## The exercise:
Retype exactly the lines below, beginning with the first and ending with the line where "import * as" appears.

(Entries with chart source code)
────────

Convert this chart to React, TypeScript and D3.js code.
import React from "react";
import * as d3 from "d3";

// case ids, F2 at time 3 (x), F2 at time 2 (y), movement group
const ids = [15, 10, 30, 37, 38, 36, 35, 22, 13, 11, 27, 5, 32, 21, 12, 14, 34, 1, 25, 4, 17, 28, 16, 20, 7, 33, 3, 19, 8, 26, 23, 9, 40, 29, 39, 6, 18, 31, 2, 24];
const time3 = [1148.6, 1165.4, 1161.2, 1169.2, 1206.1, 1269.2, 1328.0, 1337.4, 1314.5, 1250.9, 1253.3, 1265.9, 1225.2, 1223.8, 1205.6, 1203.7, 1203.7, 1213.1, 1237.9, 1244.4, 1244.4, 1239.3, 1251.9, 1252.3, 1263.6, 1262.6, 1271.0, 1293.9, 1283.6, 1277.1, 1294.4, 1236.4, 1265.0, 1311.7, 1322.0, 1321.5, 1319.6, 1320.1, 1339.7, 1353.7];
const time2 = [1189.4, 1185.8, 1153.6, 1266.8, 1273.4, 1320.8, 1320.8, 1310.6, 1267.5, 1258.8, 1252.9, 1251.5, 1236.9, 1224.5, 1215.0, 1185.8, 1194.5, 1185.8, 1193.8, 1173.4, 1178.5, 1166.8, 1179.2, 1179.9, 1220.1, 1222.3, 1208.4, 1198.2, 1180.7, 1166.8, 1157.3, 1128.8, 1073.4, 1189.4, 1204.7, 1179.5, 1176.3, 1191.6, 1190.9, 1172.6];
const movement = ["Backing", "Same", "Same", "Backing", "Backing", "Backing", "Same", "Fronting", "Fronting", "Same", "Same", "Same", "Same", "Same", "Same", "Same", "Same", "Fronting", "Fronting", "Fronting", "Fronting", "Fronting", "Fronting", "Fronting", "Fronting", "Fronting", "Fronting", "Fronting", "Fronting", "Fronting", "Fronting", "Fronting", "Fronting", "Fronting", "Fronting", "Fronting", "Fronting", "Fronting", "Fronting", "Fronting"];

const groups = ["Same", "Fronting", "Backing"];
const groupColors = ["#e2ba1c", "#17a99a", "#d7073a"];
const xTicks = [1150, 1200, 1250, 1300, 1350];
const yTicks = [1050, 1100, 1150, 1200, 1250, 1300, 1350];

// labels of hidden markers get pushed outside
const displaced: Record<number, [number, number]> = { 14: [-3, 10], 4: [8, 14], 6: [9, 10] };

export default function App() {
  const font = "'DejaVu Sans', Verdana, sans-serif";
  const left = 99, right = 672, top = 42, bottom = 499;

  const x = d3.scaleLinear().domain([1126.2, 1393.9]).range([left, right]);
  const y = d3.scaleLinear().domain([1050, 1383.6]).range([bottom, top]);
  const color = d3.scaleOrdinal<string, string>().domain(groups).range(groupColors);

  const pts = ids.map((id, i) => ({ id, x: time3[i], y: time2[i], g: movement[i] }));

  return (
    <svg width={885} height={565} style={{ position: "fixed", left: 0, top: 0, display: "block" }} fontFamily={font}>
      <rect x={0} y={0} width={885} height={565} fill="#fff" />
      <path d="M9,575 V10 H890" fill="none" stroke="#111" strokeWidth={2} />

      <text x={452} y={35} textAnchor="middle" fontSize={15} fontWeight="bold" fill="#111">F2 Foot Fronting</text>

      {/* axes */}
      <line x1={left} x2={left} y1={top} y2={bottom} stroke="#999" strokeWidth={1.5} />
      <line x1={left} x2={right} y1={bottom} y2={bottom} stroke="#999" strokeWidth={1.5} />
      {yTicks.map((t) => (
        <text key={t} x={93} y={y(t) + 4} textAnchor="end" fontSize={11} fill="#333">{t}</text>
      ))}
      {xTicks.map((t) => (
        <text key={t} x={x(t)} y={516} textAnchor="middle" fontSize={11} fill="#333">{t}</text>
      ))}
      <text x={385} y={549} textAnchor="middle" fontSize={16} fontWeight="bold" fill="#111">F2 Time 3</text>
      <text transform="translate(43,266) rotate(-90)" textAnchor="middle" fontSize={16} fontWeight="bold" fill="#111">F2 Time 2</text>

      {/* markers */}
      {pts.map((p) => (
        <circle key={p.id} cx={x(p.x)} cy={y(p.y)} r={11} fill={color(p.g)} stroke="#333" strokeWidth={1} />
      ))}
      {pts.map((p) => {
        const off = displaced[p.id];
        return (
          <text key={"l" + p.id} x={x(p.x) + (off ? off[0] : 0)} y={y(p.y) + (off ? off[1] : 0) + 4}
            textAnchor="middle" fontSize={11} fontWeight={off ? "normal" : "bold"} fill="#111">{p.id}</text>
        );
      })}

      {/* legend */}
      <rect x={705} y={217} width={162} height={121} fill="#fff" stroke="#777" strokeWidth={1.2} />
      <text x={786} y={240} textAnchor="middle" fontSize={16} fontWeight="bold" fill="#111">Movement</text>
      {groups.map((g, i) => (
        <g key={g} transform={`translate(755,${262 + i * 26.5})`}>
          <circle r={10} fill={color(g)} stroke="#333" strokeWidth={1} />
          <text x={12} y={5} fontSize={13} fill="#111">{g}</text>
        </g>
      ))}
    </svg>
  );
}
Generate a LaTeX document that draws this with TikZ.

────────

## Solution below:
Convert this chart to React, TypeScript and D3.js code.
import React from "react";
import * as d3 from "d3";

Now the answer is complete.